Timing of surgery. If the skin around your fracture has not been broken, your doctor will wait until you are stable before doing surgery.
Open fractures, however, expose the fracture site to the environment. They urgently need to be cleansed and require immediate surgery to prevent infection.
For the time between initial emergency care and your surgery, your doctor will place your leg either in a long-leg splint or in skeletal traction. This is to keep your broken bones as aligned as possible and to maintain the length of your leg.
Skeletal traction is a pulley system of weights and counterweights that holds the broken pieces of bone together. It keeps your leg straight and often helps to relieve pain.
External Fixation. In this type of operation, metal pins or screws are placed into the bone above and below the fracture site. The pins and screws are attached to a bar outside the skin. This device is a stabilizing frame that holds the bones in the proper position so they can heal.
External fixation is usually a temporary treatment for femur fractures. Because they are easily applied, external fixators are often put on when a patient has multiple injuries and is not yet ready for a longer surgery to fix the fracture. An external fixator provides good, temporary stability until the patient is healthy enough for the final surgery. In some cases, an external fixator is left on until the femur is fully healed, but this is not common.

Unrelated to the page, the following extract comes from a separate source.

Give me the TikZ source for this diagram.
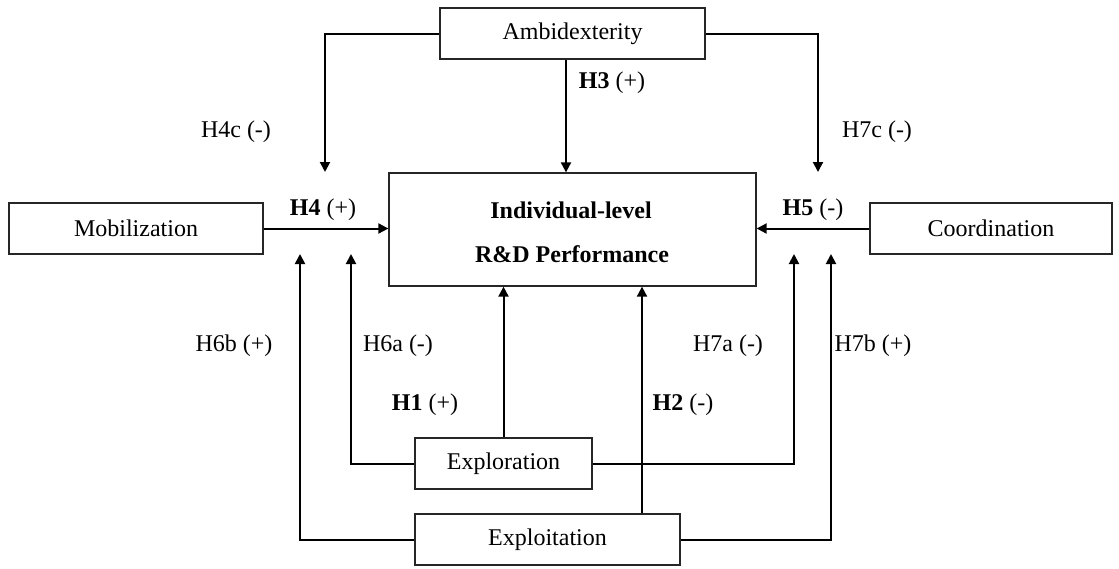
\documentclass[tikz,border=0pt]{standalone}
\usepackage{fontspec}
\setmainfont{Liberation Serif}
\usetikzlibrary{arrows.meta}
\begin{document}
\begin{tikzpicture}[x=1pt,y=-1pt,
  box/.style={draw=black!85,line width=1.3pt,rectangle,inner sep=0pt,font=\fontsize{24}{28}\selectfont},
  lbl/.style={inner sep=0pt,font=\fontsize{24}{28}\selectfont},
  conn/.style={line width=2pt,draw=black},
  arr/.style={conn,-{Triangle[length=10pt,width=10pt]}}]
\useasboundingbox (0,0) rectangle (1119,568);
% boxes
\node[box,minimum width=265pt,minimum height=51pt] (amb) at (572.5,33.5) {Ambidexterity};
\node[box,minimum width=367pt,minimum height=113pt] (perf) at (572.5,229.5) {};
\node[lbl,font=\fontsize{24}{28}\selectfont\bfseries] (perf1) at (571,210) {Individual-level};
\node[lbl,font=\fontsize{24}{28}\selectfont\bfseries] (perf2) at (572,254) {R\&D Performance};
\node[box,minimum width=254pt,minimum height=51pt] (mob) at (136,228.5) {Mobilization};
\node[box,minimum width=242pt,minimum height=51pt] (coord) at (991,228.5) {Coordination};
\node[box,minimum width=177pt,minimum height=51pt] (explor) at (503.5,463.5) {Exploration};
\node[box,minimum width=265pt,minimum height=51pt] (exploit) at (547.5,539.5) {Exploitation};
% free ends
\coordinate (xm) at (566,0);
\coordinate (xh2) at (642,0);
\coordinate (h4c) at (325,172);
\coordinate (h7c) at (818,172);
\coordinate (h6a) at (351,254);
\coordinate (h6b) at (300,254);
\coordinate (h7a) at (794,254);
\coordinate (h7b) at (831,254);
% connectors
\draw[arr] (amb.south -| xm) -- (perf.north -| xm);
\draw[arr] (amb.west) -| (h4c);
\draw[arr] (amb.east) -| (h7c);
\draw[arr] (mob.east) -- (mob.east -| perf.west);
\draw[arr] (coord.west) -- (coord.west -| perf.east);
\draw[arr] (explor.north) -- (explor.north |- perf.south);
\draw[arr] (exploit.north -| xh2) -- (perf.south -| xh2);
\draw[arr] (explor.west) -| (h6a);
\draw[arr] (explor.east) -| (h7a);
\draw[arr] (exploit.west) -| (h6b);
\draw[arr] (exploit.east) -| (h7b);
% labels
\node[lbl] (l3) at (612,83) {\textbf{H3} (+)};
\node[lbl] (l4c) at (236,132) {H4c (-)};
\node[lbl] (l7c) at (877,132) {H7c (-)};
\node[lbl] (l4) at (323,210) {\textbf{H4} (+)};
\node[lbl] (l5) at (813,210) {\textbf{H5} (-)};
\node[lbl] (l6b) at (234,346) {H6b (+)};
\node[lbl] (l6a) at (398,346) {H6a (-)};
\node[lbl] (l7a) at (728,346) {H7a (-)};
\node[lbl] (l7b) at (873,346) {H7b (+)};
\node[lbl] (l1) at (425,405) {\textbf{H1} (+)};
\node[lbl] (l2) at (683,405) {\textbf{H2} (-)};
\end{tikzpicture}
\end{document}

Intramedullary Nailing. Currently, the method most surgeons use for treating femoral shaft fractures is intramedullary nailing. During this procedure, a specially designed metal rod is inserted into the marrow canal of the femur. The rod passes across the fracture to keep it in position.
An intramedullary nail can be inserted into the canal either at the hip or the knee through a small incision. It is screwed to the bone at both ends. This keeps the nail and the bone in proper position during healing.
Intramedullary nails are usually made of titanium. They come in various lengths and diameters to fit most femur bones.
Plates and Screws. During this operation, the bone fragments are first repositioned (reduced) into their normal alignment. They are held together with special screws and metal plates attached to the outer surface of the bone.
Plates and screws are often used when intramedullary nailing may not be possible, such as for fractures that extend into either the hip or knee joints.